Effective November 2008, Oklahomans can transfer real property like homes outside probate through the use of a transfer-on-death (TOD) deed. The property owner must title the property as transfer-on-death and designate a beneficiary (and ideally an alternative beneficiary). You then need to sign the TOD deed and record the deed in the county where the property is located. Unfortunately, this cannot be done for vehicles and other titled personal property.
- Other states that allow TOD deeds for real property: AZ, AR, CO, HI, IL, IN, KS, MN, MO, MT, NV, NM, ND, OH, OR, WI
- You do not need to be a resident of the state to use a TOD deed.
- States that allow you to name TOD beneficiaries for a vehicle: AZ, CA, CT, IN, KS, MO, NE, NV, OH, VT
As mentioned in my column Wills vs. Trusts, assets placed in a trust are not subject to probate. Another way to avoid probate and pass along assets outside of a will is by naming beneficiaries to certain types of asset accounts. Examples of accounts where you can name beneficiaries are:
- Life insurance policies
- Retirement plans
- Brokerage accounts
- Bank accounts
Be sure you keep these beneficiary designations up to date.
Do not name minor children as direct beneficiaries. They cannot own assets until they turn 18. Instead, name a trust (for the child) as a beneficiary or have the money put into a custodial account.

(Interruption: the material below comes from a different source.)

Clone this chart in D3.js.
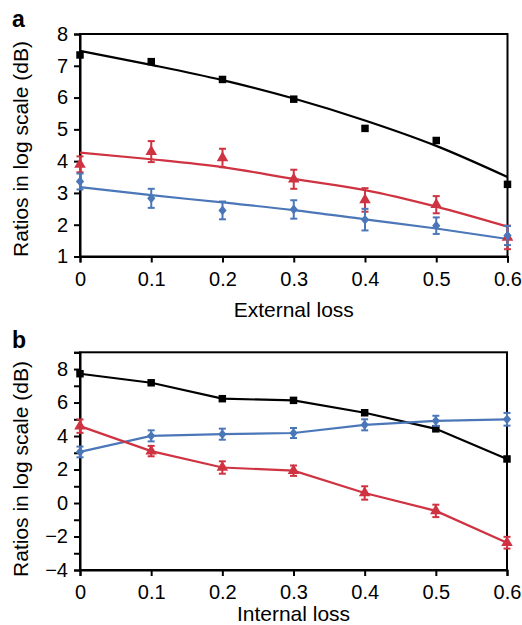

Try not to name a charity, business, or some other organization as a beneficiary for a retirement plan. The IRS will require the money to be taken out after 5 years. If you name “designated” beneficiaries for your retirement plans (i.e., your spouse and/or adult children), then the IRS will allow your heirs to keep the money in the account and let it continue growing tax-deferred. If you have already started taking distributions, your beneficiaries can continue using your distribution plan. Be sure to discuss the options with your plan administrator and your tax advisor.
You can designate brokerage accounts as TOD to also avoid the probate process. Likewise, bank accounts can be designated as payable-on-death (POD). POD accounts get the FDIC insurance limit for each qualifying beneficiary. TOD and POD are not quite as flexible as wills and trusts. You can only name primary beneficiaries. If your primary beneficiaries die before (or with) you, the money will have to go through probate.
They say the only two things that are certain in life are death and taxes. When it comes to paying estate costs, you can choose to pay now or later. You can pay now by setting up trusts, correctly titling assets, recording TOD deeds, and paying for legal/financial advice to help get your affairs in order. Or you can pay probate costs later.